Jadi, sedapat mungkin, usahakan selalu dekat dengan anak jika ia sedang main dengan temannya, misalnya. Awasi jangan sampai ia menggigit temannya. Jika si kecil "siap-siap" menggigit temannya, "Tarik dan jauhi dari temannya. Ajarkan padanya untuk mengatakan apa yang tak disukainya." Misalnya, jika mainannya direbut, ajarkan si anak berkata, " Jangan, ini punya aku. Enggak boleh diambil."
Istilahnya, menurut Ery, anak diajarkan terapi "Katakan". Tentu saja, dalam situasi si anak "terdesak", jangan diajarkan kalimat yang panjang-lebar agar ia bisa segera mempraktekkan. Cukup ajari ia mengatakan, "Jangan. Enggak boleh."

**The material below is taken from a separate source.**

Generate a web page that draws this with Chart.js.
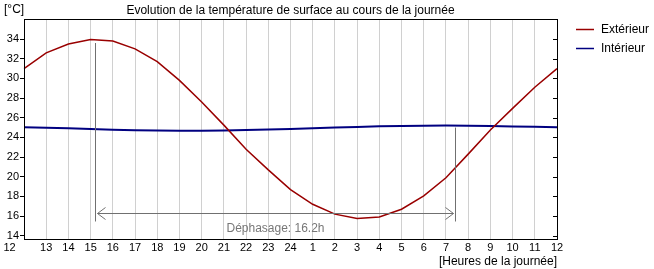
<!DOCTYPE html>
<html>
<head>
<meta charset="utf-8">
<script src="https://cdn.jsdelivr.net/npm/chart.js@4"></script>
<style>
  html, body { margin: 0; padding: 0; background: #fff; }
  #wrap { width: 654px; height: 269px; position: relative; }
</style>
</head>
<body>
<div id="wrap"><canvas id="chart"></canvas></div>
<script>
// Heures de 12h à 12h le lendemain
const hourLabels = ['12', '13', '14', '15', '16', '17', '18', '19', '20', '21', '22', '23', '24',
                    '1', '2', '3', '4', '5', '6', '7', '8', '9', '10', '11', '12'];

// Températures de surface [°C]
const exterieur = [31.0, 32.6, 33.5, 33.95, 33.8, 33.0, 31.7, 29.8, 27.6, 25.25, 22.8, 20.7, 18.7,
                   17.2, 16.2, 15.75, 15.9, 16.7, 18.05, 19.9, 22.3, 24.75, 26.95, 29.1, 31.0];
const interieur = [25.03, 24.98, 24.92, 24.85, 24.79, 24.74, 24.70, 24.69, 24.69, 24.71, 24.75, 24.80, 24.86,
                   24.93, 25.00, 25.07, 25.13, 25.17, 25.19, 25.20, 25.19, 25.16, 25.12, 25.08, 25.04];

const yTicks = [14, 16, 18, 20, 22, 24, 26, 28, 30, 32, 34];

// Déphasage entre max extérieur et max intérieur
const phaseStart = 15.2;   // heure
const phaseHours = 16.2;
const phaseLabel = 'Déphasage: 16.2h';

const fontFamily = '"Liberation Sans", Arial, sans-serif';

const decorPlugin = {
    id: 'decor',
    afterDraw(chart) {
        const { ctx, chartArea: a, scales: { x, y } } = chart;
        ctx.save();

        // cadre
        ctx.strokeStyle = '#000';
        ctx.lineWidth = 1;
        ctx.strokeRect(Math.round(a.left) + 0.5, Math.round(a.top) + 0.5,
                       Math.round(a.right) - Math.round(a.left), Math.round(a.bottom) - Math.round(a.top));

        // petites graduations à droite
        yTicks.forEach(v => {
            const py = Math.round(y.getPixelForValue(v)) + 0.5;
            ctx.beginPath();
            ctx.moveTo(a.right - 4, py);
            ctx.lineTo(a.right, py);
            ctx.stroke();
        });

        // première étiquette (décalée à gauche)
        ctx.fillStyle = '#000';
        ctx.font = '11px ' + fontFamily;
        ctx.textAlign = 'center';
        ctx.textBaseline = 'middle';
        ctx.fillText(hourLabels[0], a.left - 14.5, a.bottom + 2 + 6.6);

        // unité axe Y
        ctx.font = '12px ' + fontFamily;
        ctx.textAlign = 'left';
        ctx.fillText('[°C]', 4, 10);

        // légende
        chart.data.datasets.forEach((ds, i) => {
            const ly = 29 + i * 19;
            ctx.strokeStyle = ds.borderColor;
            ctx.lineWidth = 1.5;
            ctx.beginPath();
            ctx.moveTo(576, ly + 0.5);
            ctx.lineTo(594, ly + 0.5);
            ctx.stroke();
            ctx.fillStyle = '#000';
            ctx.fillText(ds.label, 601, ly + 1);
        });

        // déphasage
        const i0 = phaseStart - 12;
        const i1 = i0 + phaseHours;
        const x0 = Math.round(x.getPixelForValue(i0)) + 0.5;
        const x1 = Math.round(x.getPixelForValue(i1)) + 0.5;
        const yb = y.getPixelForValue(15.45);
        const ya = Math.round(y.getPixelForValue(16.3)) + 0.5;
        ctx.strokeStyle = '#707070';
        ctx.lineWidth = 1;
        ctx.beginPath();
        ctx.moveTo(x0, y.getPixelForValue(33.6));
        ctx.lineTo(x0, yb);
        ctx.moveTo(x1, y.getPixelForValue(25.0));
        ctx.lineTo(x1, yb);
        ctx.moveTo(x0 + 2, ya);
        ctx.lineTo(x1 - 2, ya);
        ctx.moveTo(x0 + 10, ya - 6);
        ctx.lineTo(x0 + 2, ya);
        ctx.lineTo(x0 + 10, ya + 6);
        ctx.moveTo(x1 - 10, ya - 6);
        ctx.lineTo(x1 - 2, ya);
        ctx.lineTo(x1 - 10, ya + 6);
        ctx.stroke();

        ctx.fillStyle = '#777';
        ctx.font = '12px ' + fontFamily;
        ctx.textAlign = 'center';
        ctx.textBaseline = 'alphabetic';
        ctx.fillText(phaseLabel, (x0 + x1) / 2, y.getPixelForValue(14.4));

        ctx.restore();
    }
};

new Chart(document.getElementById('chart'), {
    type: 'line',
    data: {
        labels: hourLabels,
        datasets: [
            {
                label: 'Extérieur',
                data: exterieur,
                borderColor: '#990000',
                borderWidth: 1.5,
                pointRadius: 0,
                tension: 0
            },
            {
                label: 'Intérieur',
                data: interieur,
                borderColor: '#000080',
                borderWidth: 2,
                pointRadius: 0,
                tension: 0
            }
        ]
    },
    options: {
        responsive: true,
        maintainAspectRatio: false,
        animation: false,
        layout: { padding: { left: 0, right: 97, top: 0, bottom: 0 } },
        plugins: {
            legend: { display: false },
            tooltip: { enabled: false },
            title: {
                display: true,
                fullSize: false,
                text: 'Evolution de la température de surface au cours de la journée',
                color: '#000',
                font: { family: fontFamily, size: 12, weight: 'normal' },
                padding: { top: 3, bottom: 2 }
            }
        },
        scales: {
            x: {
                offset: false,
                grid: { color: '#d0d0d0', lineWidth: 1, drawTicks: false },
                border: { color: '#000', width: 1 },
                ticks: {
                    color: '#000',
                    font: { family: fontFamily, size: 11 },
                    padding: 2,
                    maxRotation: 0,
                    autoSkip: false,
                    callback: (v, i) => i === 0 ? '' : hourLabels[i]
                },
                title: {
                    display: true,
                    text: '[Heures de la journée]',
                    align: 'end',
                    color: '#000',
                    font: { family: fontFamily, size: 12 },
                    padding: 0
                },
                afterFit: s => { s.height = 30; }
            },
            y: {
                min: 13.67,
                max: 36,
                grid: { drawOnChartArea: false, drawTicks: true, tickLength: 4, color: '#000' },
                border: { color: '#000', width: 1 },
                ticks: {
                    color: '#000',
                    font: { family: fontFamily, size: 11 },
                    padding: 1
                },
                afterBuildTicks: s => { s.ticks = yTicks.map(v => ({ value: v })); },
                afterFit: s => { s.width = 24; }
            }
        }
    },
    plugins: [decorPlugin]
});
</script>
</body>
</html>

Bagaimana kalau ia sudah terlanjur menggigit? Yang jelas, segera pisahkan ia dari temannya. Beri perhatian terlebih dulu pada korban. Kalau sampai berdarah, misalnya, bawa ke dokter atau obati. Jangan lupa pula meminta maaf kepada orang tua korban.
Setelah itu, barulah giliran anak. Beri ia nasehat, "Kamu boleh marah, tapi nggak boleh menggigit. Digigit itu sakit. Kamu, kan, juga nggak mau digigit karena akan merasa sakit." Nah, kata "sakit" itu diulang-ulang agar si anak mengerti bahwa apa yang dilakukannya telah membuat sakit temannya.
Agar si anak tak menggigit lagi, orang tua harus membuat aturan. Misalnya, ia boleh bermain dengan temannya tapi tak boleh menggigit. Ingatkan selalu pada aturan tersebut setiap kali si anak akan bermain dengan temannya.
DISIPLIN
Ery berpendapat, kurang bijaksana jika kita menghukum anak bila satu saat ia melanggar "perjanjian" yaitu kembali menggigit teman. Menghukum, kata psikolog ini, "Hanya menunjukkan kesalahan anak dan bukan memperbaiki tingkah lakunya." Misalnya saja, ketika si anak usai menggigit, orang tua balas menggigit anak dengan maksud memberi tahu, betapa sakit jika digigit. "Cara ini tak benar. Anak akan berpikir, kok, ibuku juga menggigitku." Tak perlu pula mengancam anak semisal, "Awas, ya, kalau menggigit lagi, Ibu pukul!"
Ery lebih setuju lewat disiplin. Sebab, disiplin akan membuat anak belajar bagaimana bertingkah laku yang baik. "Ada 3 komponen dalam disiplin, yakni aturan, komunikasi dan penguat positif maupun konsekuensi," terangnya.
Dalam hal aturan, contohnya, seperti telah disebutkan di atas, anak boleh bermain tapi tak boleh menggigit. Untuk menyampaikan dan mensosialisasikan aturan tersebut pada si anak, orang tua harus punya kemampuan berkomunikasi. Selanjutnya, bila anak bermain dengan baik, ia perlu diberi penguat positif. Misalnya, pujian, pelukan, hadiah, atau apa saja yang dapat memperkuat tingkah lakunya.
Sedangkan konsekuensi diberikan bila anak tak bermain dengan baik. "Tapi konsekuensinya jangan terlalu kejam," pesan Ery. Misalnya, anak menggigit anak tetangga, maka ia tak dibolehkan bermain ke rumah tetangga itu lagi. "Kan, bisa dengan cara lain. Misalnya, 'mencabut' untuk sementara waktu hal-hal yang disukai si anak seperti menonton film kartun, main game, dan lainnya.
Konsekuensi semacam ini akan lebih terasa pada anak. Sebab hal itu adalah yang berarti bagi dirinya. Tapi bila diberi konsekuensi yang tak berarti, ya, percuma saja. Siapa tahu besok ia akan mengulangi perbuatan menggigitnya lagi," tutur Ery.